Task to complete
Locate each line holding the string "matplotlib" and copy it.

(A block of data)
-- Start --

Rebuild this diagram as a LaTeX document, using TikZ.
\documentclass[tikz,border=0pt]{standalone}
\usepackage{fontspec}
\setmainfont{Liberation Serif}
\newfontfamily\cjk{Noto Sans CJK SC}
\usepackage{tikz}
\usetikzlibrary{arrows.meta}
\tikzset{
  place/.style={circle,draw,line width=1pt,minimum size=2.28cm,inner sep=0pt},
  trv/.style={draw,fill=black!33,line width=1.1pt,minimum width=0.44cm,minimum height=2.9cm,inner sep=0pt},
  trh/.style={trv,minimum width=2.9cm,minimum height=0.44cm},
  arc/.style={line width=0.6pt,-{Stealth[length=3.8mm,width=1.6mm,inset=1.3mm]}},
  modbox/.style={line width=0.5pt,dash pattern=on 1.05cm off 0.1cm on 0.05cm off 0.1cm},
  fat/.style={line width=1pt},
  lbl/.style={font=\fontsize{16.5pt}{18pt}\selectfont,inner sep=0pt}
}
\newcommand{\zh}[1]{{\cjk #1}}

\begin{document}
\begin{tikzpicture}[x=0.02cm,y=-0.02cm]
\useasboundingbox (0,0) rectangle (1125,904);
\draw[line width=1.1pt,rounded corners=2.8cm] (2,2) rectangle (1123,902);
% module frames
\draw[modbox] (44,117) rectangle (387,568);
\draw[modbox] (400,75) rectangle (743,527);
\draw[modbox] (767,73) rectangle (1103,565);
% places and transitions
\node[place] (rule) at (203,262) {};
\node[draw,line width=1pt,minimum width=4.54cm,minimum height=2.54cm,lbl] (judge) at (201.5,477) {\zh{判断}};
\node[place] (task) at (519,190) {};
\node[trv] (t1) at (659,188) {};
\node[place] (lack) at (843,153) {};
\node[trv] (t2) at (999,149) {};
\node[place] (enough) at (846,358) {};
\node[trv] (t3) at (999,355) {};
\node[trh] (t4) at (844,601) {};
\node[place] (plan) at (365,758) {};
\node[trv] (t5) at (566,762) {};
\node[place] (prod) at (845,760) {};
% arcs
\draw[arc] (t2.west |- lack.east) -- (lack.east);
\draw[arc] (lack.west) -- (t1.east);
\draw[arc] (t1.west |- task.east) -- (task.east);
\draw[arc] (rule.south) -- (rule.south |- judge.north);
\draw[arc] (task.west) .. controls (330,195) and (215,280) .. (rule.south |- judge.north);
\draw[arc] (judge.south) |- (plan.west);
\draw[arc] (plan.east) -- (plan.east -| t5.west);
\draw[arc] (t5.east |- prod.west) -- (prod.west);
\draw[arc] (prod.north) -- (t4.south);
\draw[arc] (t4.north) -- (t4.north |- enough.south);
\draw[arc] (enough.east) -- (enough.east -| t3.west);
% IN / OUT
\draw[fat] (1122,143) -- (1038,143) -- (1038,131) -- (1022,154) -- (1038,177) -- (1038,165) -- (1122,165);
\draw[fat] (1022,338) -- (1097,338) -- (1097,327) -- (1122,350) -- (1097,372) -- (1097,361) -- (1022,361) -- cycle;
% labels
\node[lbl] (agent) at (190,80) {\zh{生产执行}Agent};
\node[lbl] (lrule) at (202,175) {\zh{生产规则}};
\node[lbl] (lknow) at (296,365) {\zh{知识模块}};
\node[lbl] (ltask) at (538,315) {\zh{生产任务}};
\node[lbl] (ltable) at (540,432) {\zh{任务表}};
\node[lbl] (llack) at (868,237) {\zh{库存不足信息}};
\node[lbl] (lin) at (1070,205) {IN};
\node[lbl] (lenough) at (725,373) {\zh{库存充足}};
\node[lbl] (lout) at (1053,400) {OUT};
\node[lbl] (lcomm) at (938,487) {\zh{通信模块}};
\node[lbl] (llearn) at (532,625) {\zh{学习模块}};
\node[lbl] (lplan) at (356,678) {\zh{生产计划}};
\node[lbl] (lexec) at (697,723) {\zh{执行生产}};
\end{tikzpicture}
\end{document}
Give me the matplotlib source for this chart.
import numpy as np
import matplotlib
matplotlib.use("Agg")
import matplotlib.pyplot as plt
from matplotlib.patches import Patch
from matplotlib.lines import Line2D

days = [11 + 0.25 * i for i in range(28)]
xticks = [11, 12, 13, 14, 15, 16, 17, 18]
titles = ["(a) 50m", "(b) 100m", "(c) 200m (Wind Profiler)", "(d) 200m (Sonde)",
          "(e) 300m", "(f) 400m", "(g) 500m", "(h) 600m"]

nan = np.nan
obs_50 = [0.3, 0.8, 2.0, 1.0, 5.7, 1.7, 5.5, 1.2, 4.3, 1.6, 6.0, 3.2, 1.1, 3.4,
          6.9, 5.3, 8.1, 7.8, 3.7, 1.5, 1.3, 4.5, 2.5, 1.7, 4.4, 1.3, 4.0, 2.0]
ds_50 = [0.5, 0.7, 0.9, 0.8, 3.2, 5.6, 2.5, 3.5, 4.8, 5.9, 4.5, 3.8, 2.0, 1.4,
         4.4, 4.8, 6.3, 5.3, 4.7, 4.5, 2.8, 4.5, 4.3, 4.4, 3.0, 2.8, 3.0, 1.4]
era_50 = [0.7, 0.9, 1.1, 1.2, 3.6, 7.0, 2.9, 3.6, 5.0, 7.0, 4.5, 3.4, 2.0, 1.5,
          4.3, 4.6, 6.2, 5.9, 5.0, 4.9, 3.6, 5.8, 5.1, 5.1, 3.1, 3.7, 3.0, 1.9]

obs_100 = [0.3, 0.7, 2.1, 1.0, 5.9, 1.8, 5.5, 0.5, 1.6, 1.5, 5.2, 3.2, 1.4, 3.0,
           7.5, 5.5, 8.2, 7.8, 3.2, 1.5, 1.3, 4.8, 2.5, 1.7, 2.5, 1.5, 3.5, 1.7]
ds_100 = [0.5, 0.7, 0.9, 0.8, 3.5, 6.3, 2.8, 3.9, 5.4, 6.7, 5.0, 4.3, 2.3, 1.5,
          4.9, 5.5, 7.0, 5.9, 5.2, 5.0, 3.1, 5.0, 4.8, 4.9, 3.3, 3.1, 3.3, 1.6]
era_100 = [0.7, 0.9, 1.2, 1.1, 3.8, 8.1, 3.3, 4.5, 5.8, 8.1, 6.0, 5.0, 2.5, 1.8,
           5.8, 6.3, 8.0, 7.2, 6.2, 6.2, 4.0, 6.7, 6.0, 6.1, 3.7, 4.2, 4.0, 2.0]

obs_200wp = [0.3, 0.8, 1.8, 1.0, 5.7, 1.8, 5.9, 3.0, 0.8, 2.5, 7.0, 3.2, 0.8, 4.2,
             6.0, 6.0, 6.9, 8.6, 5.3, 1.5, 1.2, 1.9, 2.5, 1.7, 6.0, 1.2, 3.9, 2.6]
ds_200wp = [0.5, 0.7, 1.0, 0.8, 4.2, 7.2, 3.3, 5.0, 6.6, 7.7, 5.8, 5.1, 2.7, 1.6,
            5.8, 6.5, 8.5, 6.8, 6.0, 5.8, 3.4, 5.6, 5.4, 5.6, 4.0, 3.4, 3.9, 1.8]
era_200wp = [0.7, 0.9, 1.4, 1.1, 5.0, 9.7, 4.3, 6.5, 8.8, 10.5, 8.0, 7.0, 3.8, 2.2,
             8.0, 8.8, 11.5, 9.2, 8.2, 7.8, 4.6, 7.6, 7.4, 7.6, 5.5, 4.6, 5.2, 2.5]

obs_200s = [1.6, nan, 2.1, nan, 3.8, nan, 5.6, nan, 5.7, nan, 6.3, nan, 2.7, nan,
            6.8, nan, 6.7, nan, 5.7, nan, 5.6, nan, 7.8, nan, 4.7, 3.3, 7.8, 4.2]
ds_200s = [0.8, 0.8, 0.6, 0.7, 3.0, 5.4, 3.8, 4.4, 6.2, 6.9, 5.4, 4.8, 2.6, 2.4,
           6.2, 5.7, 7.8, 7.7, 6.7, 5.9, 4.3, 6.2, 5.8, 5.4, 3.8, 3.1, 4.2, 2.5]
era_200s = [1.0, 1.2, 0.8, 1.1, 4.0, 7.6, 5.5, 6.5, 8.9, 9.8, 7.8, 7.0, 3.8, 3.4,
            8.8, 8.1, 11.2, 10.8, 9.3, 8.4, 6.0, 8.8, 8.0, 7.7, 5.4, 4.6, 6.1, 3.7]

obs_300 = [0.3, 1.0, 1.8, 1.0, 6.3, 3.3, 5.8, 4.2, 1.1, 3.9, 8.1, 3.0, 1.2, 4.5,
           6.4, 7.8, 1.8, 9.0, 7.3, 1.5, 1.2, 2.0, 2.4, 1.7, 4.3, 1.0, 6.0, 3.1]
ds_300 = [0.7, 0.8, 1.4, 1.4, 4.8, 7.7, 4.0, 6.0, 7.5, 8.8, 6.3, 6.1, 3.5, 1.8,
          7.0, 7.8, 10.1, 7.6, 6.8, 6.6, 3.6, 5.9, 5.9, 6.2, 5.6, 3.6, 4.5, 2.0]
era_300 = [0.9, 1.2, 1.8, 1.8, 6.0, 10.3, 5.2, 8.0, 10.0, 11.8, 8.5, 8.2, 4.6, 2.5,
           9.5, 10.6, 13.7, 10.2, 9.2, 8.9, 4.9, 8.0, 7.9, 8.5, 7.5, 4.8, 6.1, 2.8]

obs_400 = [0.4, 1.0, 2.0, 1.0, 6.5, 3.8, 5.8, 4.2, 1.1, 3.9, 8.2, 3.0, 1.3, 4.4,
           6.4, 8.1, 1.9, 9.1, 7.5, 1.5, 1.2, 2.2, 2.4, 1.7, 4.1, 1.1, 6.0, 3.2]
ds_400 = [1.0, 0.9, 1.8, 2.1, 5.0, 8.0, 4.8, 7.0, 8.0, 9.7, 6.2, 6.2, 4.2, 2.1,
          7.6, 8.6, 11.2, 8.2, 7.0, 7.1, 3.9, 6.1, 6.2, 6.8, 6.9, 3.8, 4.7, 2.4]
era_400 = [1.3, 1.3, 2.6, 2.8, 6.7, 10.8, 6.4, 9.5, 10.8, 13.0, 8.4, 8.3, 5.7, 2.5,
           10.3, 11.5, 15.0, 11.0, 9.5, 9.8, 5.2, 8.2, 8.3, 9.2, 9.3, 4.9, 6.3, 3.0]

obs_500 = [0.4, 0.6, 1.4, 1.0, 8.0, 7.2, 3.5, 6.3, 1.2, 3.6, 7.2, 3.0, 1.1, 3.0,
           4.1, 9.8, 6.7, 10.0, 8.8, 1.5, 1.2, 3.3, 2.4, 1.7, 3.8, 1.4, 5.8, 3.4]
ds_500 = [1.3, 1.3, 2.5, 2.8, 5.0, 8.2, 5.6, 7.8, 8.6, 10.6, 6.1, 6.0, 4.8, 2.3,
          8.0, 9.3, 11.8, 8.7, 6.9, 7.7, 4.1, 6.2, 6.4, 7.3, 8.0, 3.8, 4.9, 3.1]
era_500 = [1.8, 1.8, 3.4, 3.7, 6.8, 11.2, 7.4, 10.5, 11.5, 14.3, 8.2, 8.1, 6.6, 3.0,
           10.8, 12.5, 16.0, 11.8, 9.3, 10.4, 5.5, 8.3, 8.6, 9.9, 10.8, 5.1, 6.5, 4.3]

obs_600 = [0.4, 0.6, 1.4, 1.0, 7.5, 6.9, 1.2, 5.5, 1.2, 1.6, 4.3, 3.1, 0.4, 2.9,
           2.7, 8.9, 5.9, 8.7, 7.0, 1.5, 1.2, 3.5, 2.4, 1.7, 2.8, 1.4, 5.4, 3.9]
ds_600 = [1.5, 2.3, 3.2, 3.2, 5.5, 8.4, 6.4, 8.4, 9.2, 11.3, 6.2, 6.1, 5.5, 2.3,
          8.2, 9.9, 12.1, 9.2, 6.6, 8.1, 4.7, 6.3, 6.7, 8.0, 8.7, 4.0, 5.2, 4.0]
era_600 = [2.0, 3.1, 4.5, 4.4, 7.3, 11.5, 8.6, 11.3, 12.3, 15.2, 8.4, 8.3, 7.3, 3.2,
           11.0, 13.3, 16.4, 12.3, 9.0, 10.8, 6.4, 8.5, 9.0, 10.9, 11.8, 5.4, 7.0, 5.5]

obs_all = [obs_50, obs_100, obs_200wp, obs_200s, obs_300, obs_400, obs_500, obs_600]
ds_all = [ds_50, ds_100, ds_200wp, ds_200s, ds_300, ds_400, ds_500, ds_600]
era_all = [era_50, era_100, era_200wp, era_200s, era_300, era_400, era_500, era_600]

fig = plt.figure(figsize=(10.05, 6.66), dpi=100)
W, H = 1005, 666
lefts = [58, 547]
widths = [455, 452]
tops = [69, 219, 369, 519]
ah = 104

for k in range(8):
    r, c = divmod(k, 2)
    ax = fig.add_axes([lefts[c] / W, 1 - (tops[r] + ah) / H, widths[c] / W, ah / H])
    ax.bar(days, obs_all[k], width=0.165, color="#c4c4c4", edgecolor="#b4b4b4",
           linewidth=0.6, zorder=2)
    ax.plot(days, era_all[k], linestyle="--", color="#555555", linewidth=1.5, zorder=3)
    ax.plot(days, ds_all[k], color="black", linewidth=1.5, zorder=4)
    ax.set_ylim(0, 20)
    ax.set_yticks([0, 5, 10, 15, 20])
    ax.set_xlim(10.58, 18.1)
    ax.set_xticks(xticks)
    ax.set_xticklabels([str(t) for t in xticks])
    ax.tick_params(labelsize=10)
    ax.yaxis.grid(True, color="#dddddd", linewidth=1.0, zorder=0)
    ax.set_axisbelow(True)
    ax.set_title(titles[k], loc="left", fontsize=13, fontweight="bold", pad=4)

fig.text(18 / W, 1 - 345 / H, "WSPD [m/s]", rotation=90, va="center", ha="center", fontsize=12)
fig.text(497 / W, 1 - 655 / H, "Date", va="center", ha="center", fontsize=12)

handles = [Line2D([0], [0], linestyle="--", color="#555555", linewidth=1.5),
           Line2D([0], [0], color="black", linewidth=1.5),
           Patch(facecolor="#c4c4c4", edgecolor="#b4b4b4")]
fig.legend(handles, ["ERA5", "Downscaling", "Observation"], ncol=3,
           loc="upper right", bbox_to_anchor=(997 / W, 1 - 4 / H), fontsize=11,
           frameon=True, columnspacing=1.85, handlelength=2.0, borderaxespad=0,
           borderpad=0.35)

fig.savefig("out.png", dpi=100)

-- End --

Full solution
Give me the matplotlib source for this chart.
import matplotlib
matplotlib.use("Agg")
import matplotlib.pyplot as plt
from matplotlib.patches import Patch
from matplotlib.lines import Line2D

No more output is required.